Regista, interprete, costruttrice e guardarobiera Negli ultimi diciassette anni questo museo ha assorbito quasi tutti i pensieri e tutto il tempo della curatrice. Ammesso che Olga Sviblova abbia qualcosa di cui lamentarsi, non è certo perché conduce una vita monotona. "In un modo o nell’altro tutto ruota attorno al museo. Alla Biennale di Venezia, dove mi occupo del padiglione russo, il mio primo compito è quello di costruirlo, materialmente, e fare in modo che non crolli. Per farlo attingo all’esperienza maturata nei cinque anni durante i quali ho seguito la costruzione del nostro museo, nei quali ho imparato a risolvere migliaia di problematiche di ordine economico, organizzativo e pratico e mi occupavo personalmente anche della scelta dei detergenti per la pulizia delle sale".

All’occorrenza Olga Sviblova funge anche da interprete, per comunicare con i visitatori che spesso arrivano dalla Francia. Nei giorni in cui l’affluenza al museo è stata particolarmente abbondante si è anche unita ai guardarobieri, aiutandoli a ritirare i soprabiti dei visitatori. La vita in ogni sua manifestazione Olga Sviblova ammette che il lavoro di attrice è l’unico che non l’abbia mai attratta. Ad interessarla infatti è la realtà, non la finzione. La sua vita, afferma, è la sua "principale sceneggiatura", e non prova imbarazzo per nessuno dei ruoli che vi ha rivestito: ha calcato le passerelle durante le sfilate di moda ma anche fatto la spazzina. "Per sei anni ho pulito le strade, e sono orgogliosa di poter dire che svolgevo bene quel lavoro", afferma soddisfatta. Oltre ai libri, la direttrice del Mmam legge sei quotidiani al giorno, quattro riviste politiche e due riviste d’arte.

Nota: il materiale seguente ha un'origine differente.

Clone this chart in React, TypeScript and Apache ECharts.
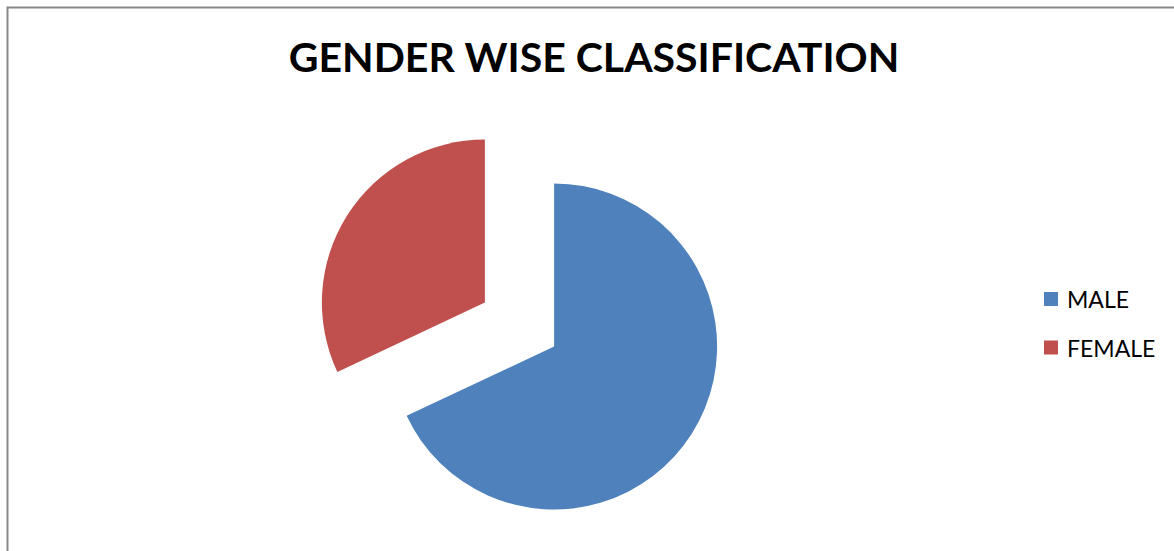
import React, { useEffect, useRef } from "react";
import * as echarts from "echarts";

const titleText = "GENDER WISE CLASSIFICATION";
const categories = ["MALE", "FEMALE"];
const values = [68, 32];
const colors = ["#4F81BD", "#C0504D"];

export default function App() {
  const ref = useRef<HTMLDivElement>(null);
  useEffect(() => {
    if (!ref.current) return;
    const chart = echarts.init(ref.current, undefined, { renderer: "svg" });
    chart.setOption({
      animation: false,
      backgroundColor: "#ffffff",
      title: {
        text: titleText,
        left: 594,
        top: 36,
        padding: 0,
        textAlign: "center",
        textStyle: {
          fontFamily: "Lato",
          fontWeight: "bold",
          fontSize: 41,
          color: "#000000",
        },
      },
      legend: {
        orient: "vertical",
        left: 1044,
        top: 287,
        padding: 0,
        itemWidth: 14,
        itemHeight: 14,
        itemGap: 24.5,
        icon: "rect",
        selectedMode: false,
        data: categories,
        textStyle: {
          fontFamily: "Lato",
          fontSize: 23,
          lineHeight: 24,
          color: "#000000",
          padding: [0, 0, 0, 4],
        },
      },
      graphic: [
        {
          type: "rect",
          shape: { x: 7.5, y: 7.5, width: 1300, height: 700 },
          style: { fill: "none", stroke: "#878787", lineWidth: 2 },
          silent: true,
        },
      ],
      series: [
        {
          type: "pie",
          center: [519.5, 324.5],
          radius: 163,
          startAngle: 90,
          clockwise: true,
          selectedMode: "multiple",
          selectedOffset: 41,
          label: { show: false },
          labelLine: { show: false },
          emphasis: { disabled: true },
          data: categories.map((c, i) => ({
            name: c,
            value: values[i],
            selected: true,
            itemStyle: { color: colors[i], borderWidth: 0 },
            select: { itemStyle: { color: colors[i], borderWidth: 0 } },
          })),
        },
      ],
    });
    return () => chart.dispose();
  }, []);
  return (
    <div
      ref={ref}
      style={{ position: "fixed", left: 0, top: 0, width: 1174, height: 551 }}
    />
  );
}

Si dedica alla lettura ogni sera, anche se torna a casa tardi. Da ventidue anni trascorre il mese di agosto nella casa galleggiante del marito Olivier Morand, dove dispone di una semplice cucina da campo ed è circondata da migliaia di ettari di natura incontaminata, tra paludi, uccelli e altri animali. "Sono anche una brava giardiniera: pianto pomodori, melanzane e peperoni: tutte cose necessarie alla vita. Amo la vita in ogni sua manifestazione".